Sierściuch większy chyba nigdy nie zrozumie - jak można włóczyć się po ciepłym, płaskim kraju, skoro w naszych Tatrach leży jeszcze śnieg? Na szczęście będąc potworem przewidującym, już na jesień sprowokował zimowe szkolenie lawinowe w Jurajskim KW.

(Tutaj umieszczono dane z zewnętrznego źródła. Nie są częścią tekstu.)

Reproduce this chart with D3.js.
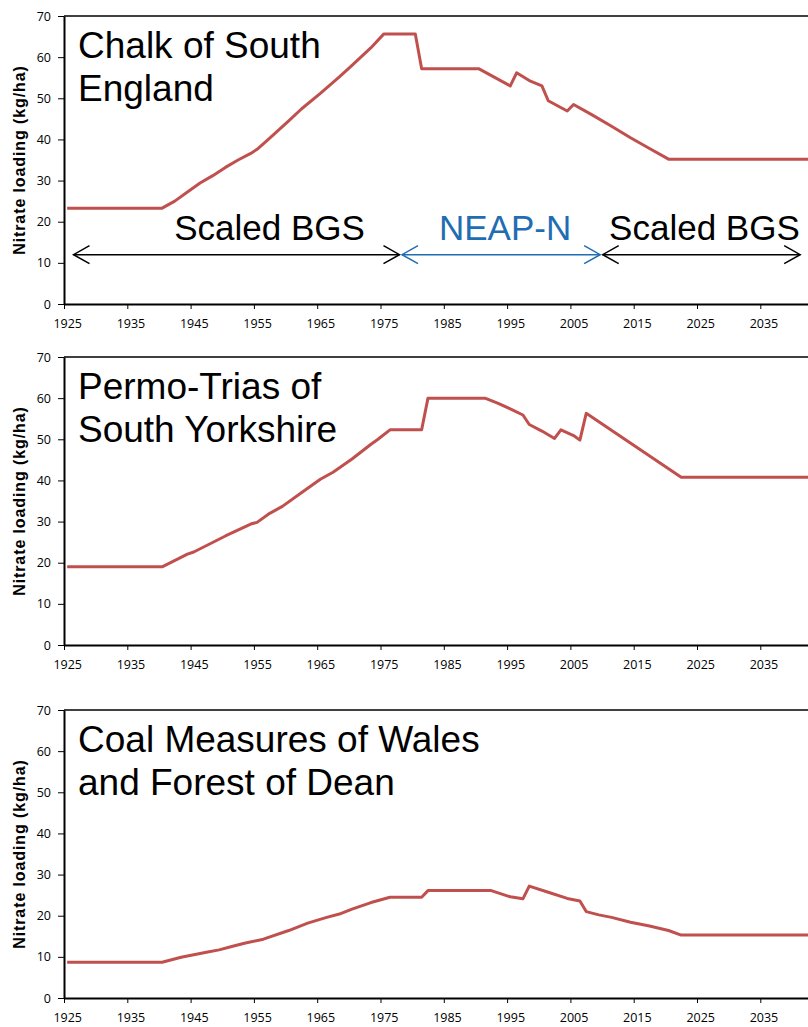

Widoki i odczucia tym milsze, iż zima w tym roku na nizinnych częściach kraju nas zawiodła na całej linii. Stęskniony białego puchu Sierściuch udał się w Tatry i nie żałował. Fachowe szkolenie przeprowadzone z wielkim zaangażowaniem przez Tomka Nodzyńskiego zachwyciło chyba wszystkich uczestników. Największym nieszczęściem była bateria do aparatu, która przez złośliwość okazała się być nienaładowaną. Tak więc na pamiątkę pozostała niewielka ilość zdjęć z telefonu w galeriach sierściuszych. Zdjęcia innych uczestników spotkania są dostępne w galerii Portalu Górskiego. Pozostaje mieć tylko dwa życzenia:

1. Spotkajmy się znów za rok,

2. Niech baterie wasze do aparatów zawsze będą naładowane.